Class 3 e-bikes (assist up to 28 mph) sound tempting for faster commutes, but independent testing data is scarce—Consumer Reports has tested only Class 1 and Class 2 models. Higher speed also drains the battery faster (often cutting range by 25–30% compared to riding at 15–18 mph), and many cities restrict Class 3 bikes on bike paths. Check local laws before buying.

Verification step: Search your city’s municipal code for “electric bicycle” or “Class 3.” Some cities require registration, a license, or limit Class 3 bikes to road lanes only. A quick five-minute check can prevent a ticket or a bike you can’t legally ride where you need to go.

Dealer support versus direct-to-consumer

Direct-to-consumer brands offer lower prices but rely on you for assembly and maintenance. If a component fails, you wait for a replacement part. A local bike shop that sells and services the brand you choose will handle warranty repairs and tune-ups in days, not weeks. For daily commuting, that convenience often justifies a $200–$400 premium.

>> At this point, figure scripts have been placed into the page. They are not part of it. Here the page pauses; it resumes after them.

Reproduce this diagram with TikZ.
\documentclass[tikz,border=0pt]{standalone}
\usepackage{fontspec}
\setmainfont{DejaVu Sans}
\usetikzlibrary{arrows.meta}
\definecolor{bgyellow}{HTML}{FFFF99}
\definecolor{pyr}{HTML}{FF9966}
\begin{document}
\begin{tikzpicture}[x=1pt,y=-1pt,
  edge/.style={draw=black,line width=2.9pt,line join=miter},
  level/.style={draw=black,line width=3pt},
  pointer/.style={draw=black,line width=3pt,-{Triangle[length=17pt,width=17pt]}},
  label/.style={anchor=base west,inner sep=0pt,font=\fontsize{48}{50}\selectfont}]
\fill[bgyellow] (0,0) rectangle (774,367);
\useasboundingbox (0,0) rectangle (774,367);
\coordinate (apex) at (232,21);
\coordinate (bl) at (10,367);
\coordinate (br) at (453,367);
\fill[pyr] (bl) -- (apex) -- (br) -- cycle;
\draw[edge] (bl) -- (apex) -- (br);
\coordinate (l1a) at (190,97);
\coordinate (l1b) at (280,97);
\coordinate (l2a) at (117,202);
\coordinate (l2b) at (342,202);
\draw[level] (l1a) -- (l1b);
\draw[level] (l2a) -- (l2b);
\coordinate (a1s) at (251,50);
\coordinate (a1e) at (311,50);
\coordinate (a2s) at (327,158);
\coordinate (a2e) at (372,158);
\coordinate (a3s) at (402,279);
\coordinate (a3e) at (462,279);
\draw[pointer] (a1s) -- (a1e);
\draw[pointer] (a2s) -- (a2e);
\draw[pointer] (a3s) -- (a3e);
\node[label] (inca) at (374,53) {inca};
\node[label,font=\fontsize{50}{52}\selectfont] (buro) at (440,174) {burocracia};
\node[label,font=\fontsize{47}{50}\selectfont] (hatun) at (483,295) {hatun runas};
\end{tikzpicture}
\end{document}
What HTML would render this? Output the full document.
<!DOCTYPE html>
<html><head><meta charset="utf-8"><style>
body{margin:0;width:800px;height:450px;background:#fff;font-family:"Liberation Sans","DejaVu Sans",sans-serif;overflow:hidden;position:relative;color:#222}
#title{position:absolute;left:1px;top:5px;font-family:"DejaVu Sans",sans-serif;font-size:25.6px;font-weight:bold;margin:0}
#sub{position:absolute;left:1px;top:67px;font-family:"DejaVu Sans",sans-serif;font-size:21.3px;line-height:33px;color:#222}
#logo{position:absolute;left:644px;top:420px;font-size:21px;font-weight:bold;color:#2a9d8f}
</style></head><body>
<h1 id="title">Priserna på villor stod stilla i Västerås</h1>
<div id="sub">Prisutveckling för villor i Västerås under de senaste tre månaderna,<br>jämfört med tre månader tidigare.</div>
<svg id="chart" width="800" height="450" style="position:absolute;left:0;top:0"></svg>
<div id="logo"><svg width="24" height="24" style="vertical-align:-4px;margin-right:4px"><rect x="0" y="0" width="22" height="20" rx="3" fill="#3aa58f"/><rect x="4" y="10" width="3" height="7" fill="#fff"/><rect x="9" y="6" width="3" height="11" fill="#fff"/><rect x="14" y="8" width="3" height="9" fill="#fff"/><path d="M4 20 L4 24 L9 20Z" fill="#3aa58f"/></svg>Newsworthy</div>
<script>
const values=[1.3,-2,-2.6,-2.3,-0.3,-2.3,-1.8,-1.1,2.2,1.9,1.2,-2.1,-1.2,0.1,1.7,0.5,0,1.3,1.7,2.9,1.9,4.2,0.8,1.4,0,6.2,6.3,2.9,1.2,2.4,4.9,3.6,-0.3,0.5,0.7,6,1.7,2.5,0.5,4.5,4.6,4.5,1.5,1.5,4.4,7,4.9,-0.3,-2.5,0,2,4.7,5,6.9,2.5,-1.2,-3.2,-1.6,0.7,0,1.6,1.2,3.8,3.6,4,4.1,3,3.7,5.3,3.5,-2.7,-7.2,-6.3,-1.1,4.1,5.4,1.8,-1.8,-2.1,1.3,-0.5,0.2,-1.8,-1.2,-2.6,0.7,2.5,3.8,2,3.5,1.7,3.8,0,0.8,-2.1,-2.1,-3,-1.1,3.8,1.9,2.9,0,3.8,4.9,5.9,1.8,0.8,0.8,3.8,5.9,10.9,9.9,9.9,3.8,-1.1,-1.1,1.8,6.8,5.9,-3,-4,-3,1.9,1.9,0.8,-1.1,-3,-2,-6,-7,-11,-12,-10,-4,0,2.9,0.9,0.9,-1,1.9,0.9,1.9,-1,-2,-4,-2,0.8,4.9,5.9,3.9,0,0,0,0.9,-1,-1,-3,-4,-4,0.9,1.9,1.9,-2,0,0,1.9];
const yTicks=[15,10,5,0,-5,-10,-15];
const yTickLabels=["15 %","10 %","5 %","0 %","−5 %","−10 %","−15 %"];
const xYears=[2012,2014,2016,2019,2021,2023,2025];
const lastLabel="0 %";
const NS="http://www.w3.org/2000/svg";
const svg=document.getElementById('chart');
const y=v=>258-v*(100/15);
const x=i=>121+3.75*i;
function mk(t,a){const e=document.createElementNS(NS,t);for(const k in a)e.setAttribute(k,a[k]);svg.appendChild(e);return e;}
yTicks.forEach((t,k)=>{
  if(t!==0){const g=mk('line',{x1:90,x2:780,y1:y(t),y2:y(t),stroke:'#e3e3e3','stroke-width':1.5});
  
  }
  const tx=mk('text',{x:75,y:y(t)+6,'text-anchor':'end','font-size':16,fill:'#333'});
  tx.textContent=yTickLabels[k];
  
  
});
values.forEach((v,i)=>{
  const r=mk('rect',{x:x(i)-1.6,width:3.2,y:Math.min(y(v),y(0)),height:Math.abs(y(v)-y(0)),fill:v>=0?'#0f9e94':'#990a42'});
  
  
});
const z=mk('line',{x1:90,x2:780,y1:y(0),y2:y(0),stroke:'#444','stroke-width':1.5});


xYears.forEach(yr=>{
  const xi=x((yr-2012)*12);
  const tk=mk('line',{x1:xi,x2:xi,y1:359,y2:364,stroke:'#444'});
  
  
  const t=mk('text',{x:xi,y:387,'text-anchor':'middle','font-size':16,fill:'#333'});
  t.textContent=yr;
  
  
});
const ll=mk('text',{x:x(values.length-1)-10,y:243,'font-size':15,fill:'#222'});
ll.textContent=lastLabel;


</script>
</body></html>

Mismatch example: A direct-to-consumer bike’s motor controller failed after three months. The brand shipped a replacement in 10 days, but the owner had to find a shop willing to install a part they didn’t sell—which took two weeks waiting for an appointment. Total downtime: nearly a month without transport. A dealer-sold bike would have been repaired in 48 hours.